▶ _REQUEST_:
Write out exactly, please, every line from the beginning of the entries to the line holding "plt.rcParams['font.family'] = ['Liberation", and no pictures.

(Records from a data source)
* * *
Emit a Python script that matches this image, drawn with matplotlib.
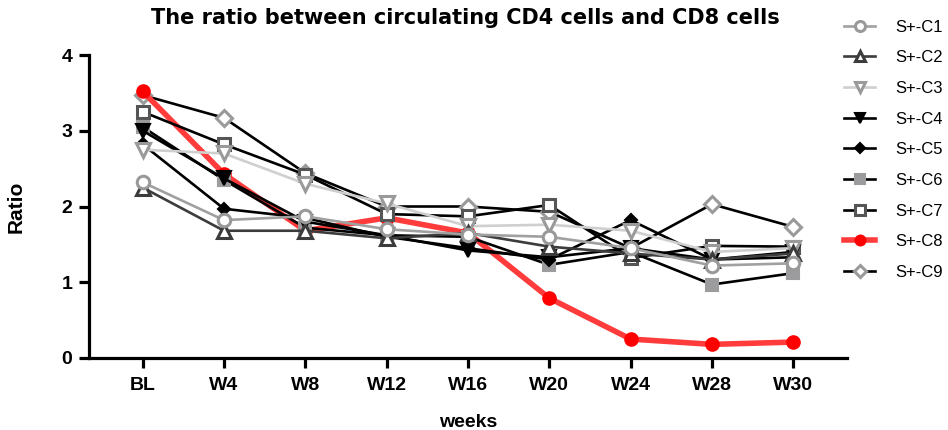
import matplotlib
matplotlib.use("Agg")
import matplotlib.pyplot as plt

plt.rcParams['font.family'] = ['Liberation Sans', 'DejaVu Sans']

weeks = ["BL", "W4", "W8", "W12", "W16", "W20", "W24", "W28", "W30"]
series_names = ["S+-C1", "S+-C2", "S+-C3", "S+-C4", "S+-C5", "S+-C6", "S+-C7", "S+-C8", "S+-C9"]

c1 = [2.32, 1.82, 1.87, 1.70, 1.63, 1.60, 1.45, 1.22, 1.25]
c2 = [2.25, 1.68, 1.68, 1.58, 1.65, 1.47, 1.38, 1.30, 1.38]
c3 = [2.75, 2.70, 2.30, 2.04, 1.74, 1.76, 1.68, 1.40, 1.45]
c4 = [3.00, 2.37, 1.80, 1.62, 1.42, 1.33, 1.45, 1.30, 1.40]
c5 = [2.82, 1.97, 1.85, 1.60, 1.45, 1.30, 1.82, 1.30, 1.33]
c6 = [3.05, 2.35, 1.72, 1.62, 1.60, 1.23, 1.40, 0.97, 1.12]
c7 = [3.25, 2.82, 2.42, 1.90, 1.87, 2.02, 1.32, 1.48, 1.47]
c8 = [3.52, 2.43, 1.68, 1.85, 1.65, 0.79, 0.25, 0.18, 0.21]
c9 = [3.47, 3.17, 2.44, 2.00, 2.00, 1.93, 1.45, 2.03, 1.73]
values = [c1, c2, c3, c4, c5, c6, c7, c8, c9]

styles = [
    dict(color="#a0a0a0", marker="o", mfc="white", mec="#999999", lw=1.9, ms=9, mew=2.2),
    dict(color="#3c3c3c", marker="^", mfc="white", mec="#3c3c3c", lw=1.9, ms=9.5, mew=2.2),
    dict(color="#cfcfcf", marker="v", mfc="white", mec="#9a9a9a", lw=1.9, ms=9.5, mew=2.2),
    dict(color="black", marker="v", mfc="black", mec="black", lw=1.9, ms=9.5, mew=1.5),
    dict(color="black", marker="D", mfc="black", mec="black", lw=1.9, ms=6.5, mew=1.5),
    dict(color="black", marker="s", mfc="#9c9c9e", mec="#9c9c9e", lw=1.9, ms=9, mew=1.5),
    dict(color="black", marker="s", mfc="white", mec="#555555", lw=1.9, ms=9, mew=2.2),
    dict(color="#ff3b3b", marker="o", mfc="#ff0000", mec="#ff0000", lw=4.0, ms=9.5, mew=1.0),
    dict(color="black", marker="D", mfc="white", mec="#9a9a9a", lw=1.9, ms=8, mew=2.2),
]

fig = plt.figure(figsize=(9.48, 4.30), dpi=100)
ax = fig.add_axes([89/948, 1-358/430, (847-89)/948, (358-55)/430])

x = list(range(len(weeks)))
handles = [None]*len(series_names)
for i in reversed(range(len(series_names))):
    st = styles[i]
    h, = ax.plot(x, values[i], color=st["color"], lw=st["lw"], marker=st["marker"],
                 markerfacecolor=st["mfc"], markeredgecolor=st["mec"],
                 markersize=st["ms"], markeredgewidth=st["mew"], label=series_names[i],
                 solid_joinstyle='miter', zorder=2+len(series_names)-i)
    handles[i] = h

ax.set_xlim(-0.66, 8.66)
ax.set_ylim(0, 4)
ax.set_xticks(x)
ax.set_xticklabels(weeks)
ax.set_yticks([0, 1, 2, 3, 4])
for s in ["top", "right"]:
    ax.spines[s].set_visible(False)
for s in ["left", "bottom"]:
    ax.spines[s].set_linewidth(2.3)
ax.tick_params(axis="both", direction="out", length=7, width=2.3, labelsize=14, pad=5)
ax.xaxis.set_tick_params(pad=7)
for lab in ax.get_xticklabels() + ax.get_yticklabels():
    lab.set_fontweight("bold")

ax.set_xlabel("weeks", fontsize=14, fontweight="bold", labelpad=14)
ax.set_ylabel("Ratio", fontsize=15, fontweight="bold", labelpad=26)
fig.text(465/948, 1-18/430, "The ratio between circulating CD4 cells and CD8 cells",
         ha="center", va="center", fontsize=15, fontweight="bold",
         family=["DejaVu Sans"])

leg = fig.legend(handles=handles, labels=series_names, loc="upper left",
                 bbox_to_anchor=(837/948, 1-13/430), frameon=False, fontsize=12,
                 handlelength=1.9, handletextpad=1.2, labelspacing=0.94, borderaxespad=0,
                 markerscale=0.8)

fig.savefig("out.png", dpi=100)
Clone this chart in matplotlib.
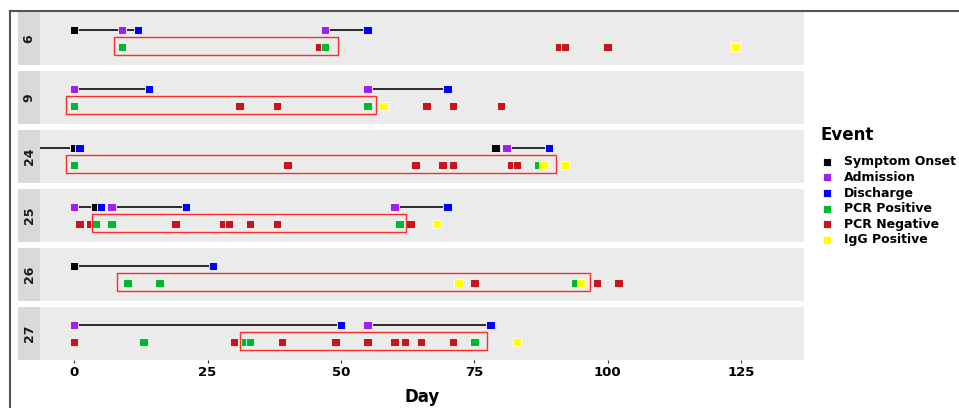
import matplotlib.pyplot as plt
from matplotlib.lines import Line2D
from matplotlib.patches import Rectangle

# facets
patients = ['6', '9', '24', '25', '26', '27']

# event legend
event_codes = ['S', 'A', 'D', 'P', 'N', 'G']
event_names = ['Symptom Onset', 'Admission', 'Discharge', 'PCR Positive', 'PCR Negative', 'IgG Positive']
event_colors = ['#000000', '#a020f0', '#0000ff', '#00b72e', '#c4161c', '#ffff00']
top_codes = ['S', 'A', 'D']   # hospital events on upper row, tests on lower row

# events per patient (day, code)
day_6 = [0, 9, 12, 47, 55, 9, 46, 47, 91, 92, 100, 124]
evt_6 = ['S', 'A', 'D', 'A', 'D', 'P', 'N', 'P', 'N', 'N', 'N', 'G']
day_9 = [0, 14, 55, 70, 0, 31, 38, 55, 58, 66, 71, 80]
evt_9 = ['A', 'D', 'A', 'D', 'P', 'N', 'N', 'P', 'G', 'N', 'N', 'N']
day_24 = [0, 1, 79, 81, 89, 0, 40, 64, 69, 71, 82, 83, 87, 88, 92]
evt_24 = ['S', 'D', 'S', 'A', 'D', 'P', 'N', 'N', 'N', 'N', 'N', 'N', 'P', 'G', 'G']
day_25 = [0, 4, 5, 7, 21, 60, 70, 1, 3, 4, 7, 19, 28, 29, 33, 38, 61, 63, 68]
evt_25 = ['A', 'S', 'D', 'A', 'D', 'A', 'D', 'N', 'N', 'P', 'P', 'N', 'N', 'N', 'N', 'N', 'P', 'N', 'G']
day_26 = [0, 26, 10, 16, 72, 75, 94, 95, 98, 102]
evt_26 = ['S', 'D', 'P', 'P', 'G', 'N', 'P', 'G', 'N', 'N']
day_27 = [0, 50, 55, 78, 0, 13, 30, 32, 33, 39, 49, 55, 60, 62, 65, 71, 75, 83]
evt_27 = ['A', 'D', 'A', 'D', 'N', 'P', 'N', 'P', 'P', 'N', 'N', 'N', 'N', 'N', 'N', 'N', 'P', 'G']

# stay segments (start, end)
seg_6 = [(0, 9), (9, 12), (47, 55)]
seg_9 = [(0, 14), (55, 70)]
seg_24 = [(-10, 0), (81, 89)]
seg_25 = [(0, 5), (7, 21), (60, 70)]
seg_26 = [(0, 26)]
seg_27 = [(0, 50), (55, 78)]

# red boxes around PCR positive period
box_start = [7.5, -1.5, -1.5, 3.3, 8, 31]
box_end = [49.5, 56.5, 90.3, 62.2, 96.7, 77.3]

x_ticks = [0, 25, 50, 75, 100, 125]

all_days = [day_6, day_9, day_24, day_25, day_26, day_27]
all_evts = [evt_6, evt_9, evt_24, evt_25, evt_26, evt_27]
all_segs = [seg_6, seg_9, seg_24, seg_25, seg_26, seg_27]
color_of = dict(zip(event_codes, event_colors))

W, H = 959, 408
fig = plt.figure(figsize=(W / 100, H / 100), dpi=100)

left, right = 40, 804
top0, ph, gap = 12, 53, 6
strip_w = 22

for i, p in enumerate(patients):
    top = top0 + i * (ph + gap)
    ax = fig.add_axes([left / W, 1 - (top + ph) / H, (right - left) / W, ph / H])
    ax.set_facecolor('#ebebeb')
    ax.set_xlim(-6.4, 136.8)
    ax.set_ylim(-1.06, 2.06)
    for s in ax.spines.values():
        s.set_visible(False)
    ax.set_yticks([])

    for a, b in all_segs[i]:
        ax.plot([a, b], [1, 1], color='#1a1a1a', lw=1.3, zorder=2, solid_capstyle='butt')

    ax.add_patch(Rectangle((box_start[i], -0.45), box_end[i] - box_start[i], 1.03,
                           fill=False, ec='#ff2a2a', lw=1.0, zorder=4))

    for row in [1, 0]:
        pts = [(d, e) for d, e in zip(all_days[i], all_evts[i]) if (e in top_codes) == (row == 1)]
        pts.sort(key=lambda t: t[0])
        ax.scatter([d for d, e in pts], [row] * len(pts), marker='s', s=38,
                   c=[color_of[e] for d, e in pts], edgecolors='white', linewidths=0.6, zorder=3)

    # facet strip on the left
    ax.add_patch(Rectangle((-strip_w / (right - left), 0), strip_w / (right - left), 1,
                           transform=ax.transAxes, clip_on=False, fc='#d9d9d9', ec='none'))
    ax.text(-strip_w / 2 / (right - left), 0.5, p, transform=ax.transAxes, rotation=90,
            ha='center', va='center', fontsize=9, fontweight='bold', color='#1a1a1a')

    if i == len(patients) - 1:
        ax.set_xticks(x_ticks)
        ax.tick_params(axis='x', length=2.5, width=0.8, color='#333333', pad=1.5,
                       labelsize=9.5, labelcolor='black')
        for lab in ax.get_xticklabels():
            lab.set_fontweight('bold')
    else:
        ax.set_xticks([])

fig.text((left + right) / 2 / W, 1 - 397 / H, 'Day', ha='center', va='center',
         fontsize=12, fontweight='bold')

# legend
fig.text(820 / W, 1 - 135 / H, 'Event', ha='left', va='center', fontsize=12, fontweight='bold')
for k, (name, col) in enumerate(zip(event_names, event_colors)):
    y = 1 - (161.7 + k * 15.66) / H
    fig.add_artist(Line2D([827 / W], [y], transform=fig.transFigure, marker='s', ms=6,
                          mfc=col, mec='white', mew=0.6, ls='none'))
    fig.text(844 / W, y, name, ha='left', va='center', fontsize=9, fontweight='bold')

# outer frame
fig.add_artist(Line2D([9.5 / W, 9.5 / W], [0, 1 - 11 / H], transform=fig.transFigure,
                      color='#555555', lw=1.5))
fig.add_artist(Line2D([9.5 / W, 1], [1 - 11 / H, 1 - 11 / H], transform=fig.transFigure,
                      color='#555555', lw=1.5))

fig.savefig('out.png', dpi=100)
* * *
▶ _RESULT BELOW_:
Emit a Python script that matches this image, drawn with matplotlib.
import matplotlib
matplotlib.use("Agg")
import matplotlib.pyplot as plt

plt.rcParams['font.family'] = ['Liberation Sans', 'DejaVu Sans']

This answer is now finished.